What needs to be done: Starting at the line that contains "Rebuild this chart", copy every line down to the line that contains "import plotly.graph_objects as go", inclusive, exactly as it stands. Omit all other lines.
------------------------------
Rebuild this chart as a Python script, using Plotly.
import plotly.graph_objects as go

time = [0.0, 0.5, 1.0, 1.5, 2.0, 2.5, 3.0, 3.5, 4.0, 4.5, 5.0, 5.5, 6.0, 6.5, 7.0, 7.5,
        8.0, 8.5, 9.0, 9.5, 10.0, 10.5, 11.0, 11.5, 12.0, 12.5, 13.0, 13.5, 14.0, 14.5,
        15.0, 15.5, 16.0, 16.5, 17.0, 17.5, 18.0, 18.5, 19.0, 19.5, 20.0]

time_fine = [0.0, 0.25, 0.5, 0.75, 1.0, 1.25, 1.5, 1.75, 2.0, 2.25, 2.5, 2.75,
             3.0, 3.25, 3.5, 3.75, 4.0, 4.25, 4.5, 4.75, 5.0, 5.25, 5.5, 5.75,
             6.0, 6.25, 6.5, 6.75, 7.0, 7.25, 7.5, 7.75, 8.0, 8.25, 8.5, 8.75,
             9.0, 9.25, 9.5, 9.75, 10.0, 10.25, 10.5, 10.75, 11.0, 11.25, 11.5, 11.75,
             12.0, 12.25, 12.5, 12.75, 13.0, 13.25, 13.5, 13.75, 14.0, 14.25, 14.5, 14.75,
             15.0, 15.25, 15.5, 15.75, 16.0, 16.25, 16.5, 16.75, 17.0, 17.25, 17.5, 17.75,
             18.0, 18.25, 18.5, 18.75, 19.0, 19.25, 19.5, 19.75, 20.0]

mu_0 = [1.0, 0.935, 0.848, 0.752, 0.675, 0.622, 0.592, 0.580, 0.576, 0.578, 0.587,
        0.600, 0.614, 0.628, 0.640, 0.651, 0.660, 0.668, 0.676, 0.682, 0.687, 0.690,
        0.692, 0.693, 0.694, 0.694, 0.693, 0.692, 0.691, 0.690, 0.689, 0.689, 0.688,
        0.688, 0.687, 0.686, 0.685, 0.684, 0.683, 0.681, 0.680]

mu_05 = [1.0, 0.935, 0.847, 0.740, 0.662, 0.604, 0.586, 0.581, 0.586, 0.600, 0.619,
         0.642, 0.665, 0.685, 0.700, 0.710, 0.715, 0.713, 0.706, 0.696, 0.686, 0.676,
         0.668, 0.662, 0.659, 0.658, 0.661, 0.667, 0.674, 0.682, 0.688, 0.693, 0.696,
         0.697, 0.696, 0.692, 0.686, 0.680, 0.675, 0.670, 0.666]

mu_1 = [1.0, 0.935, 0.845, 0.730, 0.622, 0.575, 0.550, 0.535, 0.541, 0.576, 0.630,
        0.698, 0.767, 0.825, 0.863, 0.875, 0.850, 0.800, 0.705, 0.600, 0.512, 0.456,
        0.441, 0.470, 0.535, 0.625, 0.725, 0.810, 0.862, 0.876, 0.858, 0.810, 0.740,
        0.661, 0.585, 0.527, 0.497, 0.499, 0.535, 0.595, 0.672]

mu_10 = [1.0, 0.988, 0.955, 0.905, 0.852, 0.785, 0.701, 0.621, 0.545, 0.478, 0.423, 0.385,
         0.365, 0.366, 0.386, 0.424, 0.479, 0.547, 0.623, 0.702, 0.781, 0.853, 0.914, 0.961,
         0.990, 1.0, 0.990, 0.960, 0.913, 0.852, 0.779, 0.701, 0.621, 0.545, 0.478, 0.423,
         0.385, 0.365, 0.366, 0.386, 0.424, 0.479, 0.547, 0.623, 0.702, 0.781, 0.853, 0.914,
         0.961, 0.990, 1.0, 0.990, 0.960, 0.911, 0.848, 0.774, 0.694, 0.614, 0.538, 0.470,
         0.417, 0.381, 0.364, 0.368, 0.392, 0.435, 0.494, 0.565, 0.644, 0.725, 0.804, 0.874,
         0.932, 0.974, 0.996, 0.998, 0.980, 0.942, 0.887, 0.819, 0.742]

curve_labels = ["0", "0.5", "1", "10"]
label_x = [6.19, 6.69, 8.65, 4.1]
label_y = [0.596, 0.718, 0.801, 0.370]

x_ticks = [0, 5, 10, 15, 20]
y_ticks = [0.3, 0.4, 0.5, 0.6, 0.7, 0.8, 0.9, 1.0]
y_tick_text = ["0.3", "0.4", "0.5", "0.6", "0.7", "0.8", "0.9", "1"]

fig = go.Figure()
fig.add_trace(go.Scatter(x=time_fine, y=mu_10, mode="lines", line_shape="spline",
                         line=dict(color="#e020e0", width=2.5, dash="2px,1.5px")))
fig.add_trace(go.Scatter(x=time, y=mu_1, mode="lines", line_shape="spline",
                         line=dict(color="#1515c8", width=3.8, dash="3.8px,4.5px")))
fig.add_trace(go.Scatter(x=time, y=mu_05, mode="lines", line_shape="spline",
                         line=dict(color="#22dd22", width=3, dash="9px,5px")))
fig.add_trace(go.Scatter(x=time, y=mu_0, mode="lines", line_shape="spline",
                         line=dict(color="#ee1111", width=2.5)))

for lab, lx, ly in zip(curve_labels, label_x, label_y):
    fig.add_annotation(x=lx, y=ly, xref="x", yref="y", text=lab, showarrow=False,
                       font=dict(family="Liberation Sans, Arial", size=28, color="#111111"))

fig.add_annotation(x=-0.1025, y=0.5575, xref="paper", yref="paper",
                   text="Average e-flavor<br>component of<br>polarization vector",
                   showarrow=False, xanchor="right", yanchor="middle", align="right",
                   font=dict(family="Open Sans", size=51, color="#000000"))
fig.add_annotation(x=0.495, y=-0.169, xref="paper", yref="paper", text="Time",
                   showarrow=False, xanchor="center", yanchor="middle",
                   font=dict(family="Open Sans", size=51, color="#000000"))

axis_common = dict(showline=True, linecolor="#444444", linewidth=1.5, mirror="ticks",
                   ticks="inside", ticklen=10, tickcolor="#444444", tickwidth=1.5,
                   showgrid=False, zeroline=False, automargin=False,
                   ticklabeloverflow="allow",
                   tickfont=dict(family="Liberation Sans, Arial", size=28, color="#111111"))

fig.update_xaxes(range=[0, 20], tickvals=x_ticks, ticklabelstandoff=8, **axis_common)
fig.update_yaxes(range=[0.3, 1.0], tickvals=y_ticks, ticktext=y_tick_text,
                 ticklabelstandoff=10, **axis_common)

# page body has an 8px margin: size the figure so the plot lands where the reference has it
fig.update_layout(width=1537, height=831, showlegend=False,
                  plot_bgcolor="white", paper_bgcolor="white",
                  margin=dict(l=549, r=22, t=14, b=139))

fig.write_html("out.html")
------------------------------
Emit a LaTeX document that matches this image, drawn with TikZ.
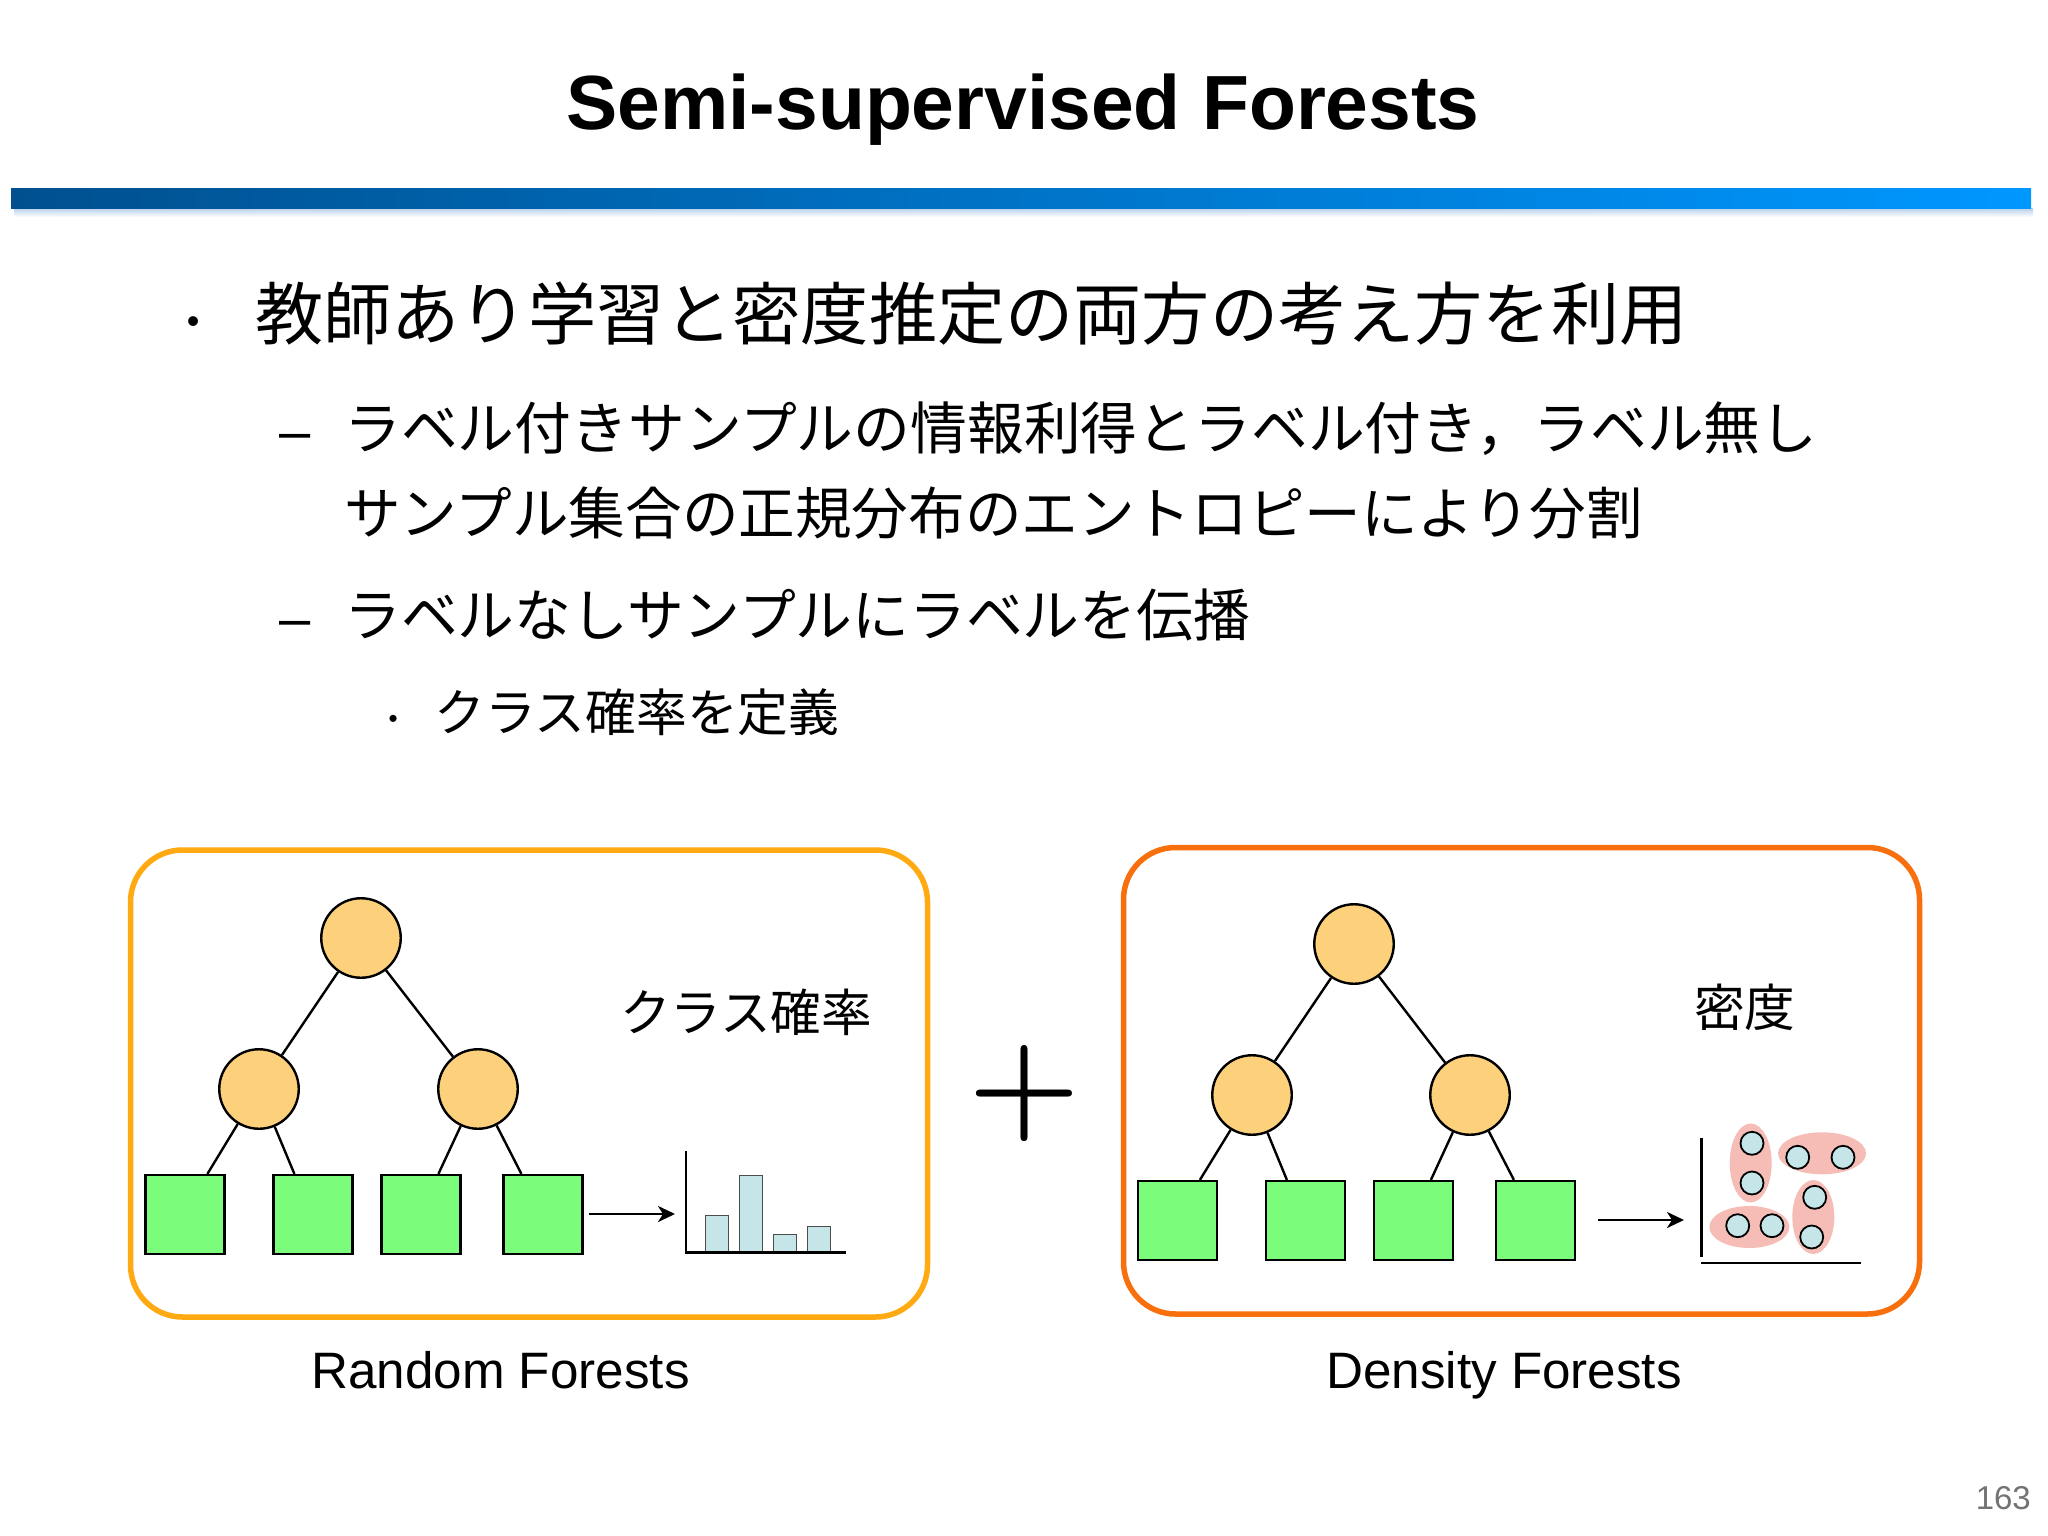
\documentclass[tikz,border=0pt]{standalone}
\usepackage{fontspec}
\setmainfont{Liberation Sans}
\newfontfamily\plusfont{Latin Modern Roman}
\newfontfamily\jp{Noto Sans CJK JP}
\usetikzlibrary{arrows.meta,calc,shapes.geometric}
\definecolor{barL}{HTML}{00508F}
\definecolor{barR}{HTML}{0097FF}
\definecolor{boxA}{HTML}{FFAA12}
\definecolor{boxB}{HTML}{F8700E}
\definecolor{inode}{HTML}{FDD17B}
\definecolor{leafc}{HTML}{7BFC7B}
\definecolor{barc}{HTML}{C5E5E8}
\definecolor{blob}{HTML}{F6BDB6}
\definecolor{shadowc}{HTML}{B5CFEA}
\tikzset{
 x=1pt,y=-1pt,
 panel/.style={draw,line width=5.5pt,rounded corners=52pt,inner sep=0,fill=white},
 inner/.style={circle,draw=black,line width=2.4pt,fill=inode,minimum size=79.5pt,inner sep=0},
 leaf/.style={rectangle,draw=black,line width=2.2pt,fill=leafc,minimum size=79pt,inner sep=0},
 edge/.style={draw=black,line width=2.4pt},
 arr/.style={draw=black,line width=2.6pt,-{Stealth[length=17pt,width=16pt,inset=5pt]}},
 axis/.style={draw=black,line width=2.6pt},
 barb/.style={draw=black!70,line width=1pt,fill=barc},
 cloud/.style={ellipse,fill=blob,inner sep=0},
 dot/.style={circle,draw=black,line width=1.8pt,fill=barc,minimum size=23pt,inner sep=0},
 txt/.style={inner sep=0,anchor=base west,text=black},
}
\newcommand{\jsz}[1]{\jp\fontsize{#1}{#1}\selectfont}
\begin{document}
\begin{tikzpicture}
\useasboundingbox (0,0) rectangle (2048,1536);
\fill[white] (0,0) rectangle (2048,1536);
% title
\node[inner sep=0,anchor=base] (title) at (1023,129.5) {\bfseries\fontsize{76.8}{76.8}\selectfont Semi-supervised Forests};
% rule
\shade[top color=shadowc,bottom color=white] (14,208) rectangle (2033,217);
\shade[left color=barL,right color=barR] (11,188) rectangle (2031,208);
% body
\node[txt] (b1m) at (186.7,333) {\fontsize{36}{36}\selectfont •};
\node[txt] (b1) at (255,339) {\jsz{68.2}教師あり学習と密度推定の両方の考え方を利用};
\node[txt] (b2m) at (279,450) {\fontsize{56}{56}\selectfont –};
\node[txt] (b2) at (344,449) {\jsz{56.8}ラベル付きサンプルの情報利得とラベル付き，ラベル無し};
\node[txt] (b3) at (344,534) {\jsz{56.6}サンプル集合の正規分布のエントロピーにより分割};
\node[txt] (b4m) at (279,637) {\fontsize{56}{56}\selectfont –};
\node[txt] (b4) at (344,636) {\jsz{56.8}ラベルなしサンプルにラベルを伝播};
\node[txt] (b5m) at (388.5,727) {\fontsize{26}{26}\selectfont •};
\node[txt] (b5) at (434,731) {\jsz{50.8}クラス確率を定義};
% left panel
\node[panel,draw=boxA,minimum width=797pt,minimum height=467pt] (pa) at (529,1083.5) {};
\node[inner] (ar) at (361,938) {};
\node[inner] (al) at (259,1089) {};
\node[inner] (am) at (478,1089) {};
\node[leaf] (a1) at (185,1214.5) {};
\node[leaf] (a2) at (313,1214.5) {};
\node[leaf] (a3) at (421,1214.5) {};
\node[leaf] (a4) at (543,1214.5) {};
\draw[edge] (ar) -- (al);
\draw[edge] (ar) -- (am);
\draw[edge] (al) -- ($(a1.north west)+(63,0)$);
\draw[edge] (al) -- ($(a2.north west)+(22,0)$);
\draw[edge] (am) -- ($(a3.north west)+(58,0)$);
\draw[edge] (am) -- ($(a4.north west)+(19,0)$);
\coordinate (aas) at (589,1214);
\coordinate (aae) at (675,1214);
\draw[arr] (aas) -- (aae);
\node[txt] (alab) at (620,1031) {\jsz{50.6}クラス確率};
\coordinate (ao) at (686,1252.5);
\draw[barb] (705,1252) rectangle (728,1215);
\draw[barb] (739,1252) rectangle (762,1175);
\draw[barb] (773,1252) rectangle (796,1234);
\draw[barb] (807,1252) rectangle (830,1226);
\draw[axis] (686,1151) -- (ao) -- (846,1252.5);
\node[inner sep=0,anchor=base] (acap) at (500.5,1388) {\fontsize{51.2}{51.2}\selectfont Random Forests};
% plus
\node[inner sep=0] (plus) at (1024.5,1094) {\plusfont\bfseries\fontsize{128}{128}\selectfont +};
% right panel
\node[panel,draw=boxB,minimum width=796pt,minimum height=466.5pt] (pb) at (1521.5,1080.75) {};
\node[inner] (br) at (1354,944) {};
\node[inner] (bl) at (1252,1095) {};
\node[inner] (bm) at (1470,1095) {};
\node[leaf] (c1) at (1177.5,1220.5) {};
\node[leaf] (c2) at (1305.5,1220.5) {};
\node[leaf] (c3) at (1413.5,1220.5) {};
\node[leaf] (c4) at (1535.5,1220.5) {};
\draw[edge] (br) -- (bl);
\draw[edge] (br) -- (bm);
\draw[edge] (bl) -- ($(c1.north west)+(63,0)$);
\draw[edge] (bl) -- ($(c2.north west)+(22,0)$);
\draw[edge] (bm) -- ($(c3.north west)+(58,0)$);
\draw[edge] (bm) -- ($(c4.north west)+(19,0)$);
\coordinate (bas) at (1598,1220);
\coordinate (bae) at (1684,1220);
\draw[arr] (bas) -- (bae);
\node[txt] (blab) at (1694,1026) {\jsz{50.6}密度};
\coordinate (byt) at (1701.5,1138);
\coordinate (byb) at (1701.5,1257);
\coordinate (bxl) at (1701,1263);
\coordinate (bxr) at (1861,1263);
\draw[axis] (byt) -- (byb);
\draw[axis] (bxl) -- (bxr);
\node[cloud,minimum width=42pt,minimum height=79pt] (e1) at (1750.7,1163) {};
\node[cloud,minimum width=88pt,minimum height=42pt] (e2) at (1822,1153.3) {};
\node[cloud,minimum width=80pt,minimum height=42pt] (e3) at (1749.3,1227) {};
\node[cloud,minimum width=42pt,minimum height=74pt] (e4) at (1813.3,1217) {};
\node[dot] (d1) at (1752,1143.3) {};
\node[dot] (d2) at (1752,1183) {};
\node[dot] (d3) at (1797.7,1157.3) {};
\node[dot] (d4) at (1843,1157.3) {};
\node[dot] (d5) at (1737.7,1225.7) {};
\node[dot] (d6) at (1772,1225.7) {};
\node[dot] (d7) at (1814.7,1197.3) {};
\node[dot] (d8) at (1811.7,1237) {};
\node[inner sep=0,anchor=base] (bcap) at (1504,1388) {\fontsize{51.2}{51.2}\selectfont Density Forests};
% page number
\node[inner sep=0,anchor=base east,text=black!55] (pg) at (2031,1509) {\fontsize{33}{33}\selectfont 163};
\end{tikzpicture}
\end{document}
------------------------------
Reply:
Rebuild this chart as a Python script, using Plotly.
import plotly.graph_objects as go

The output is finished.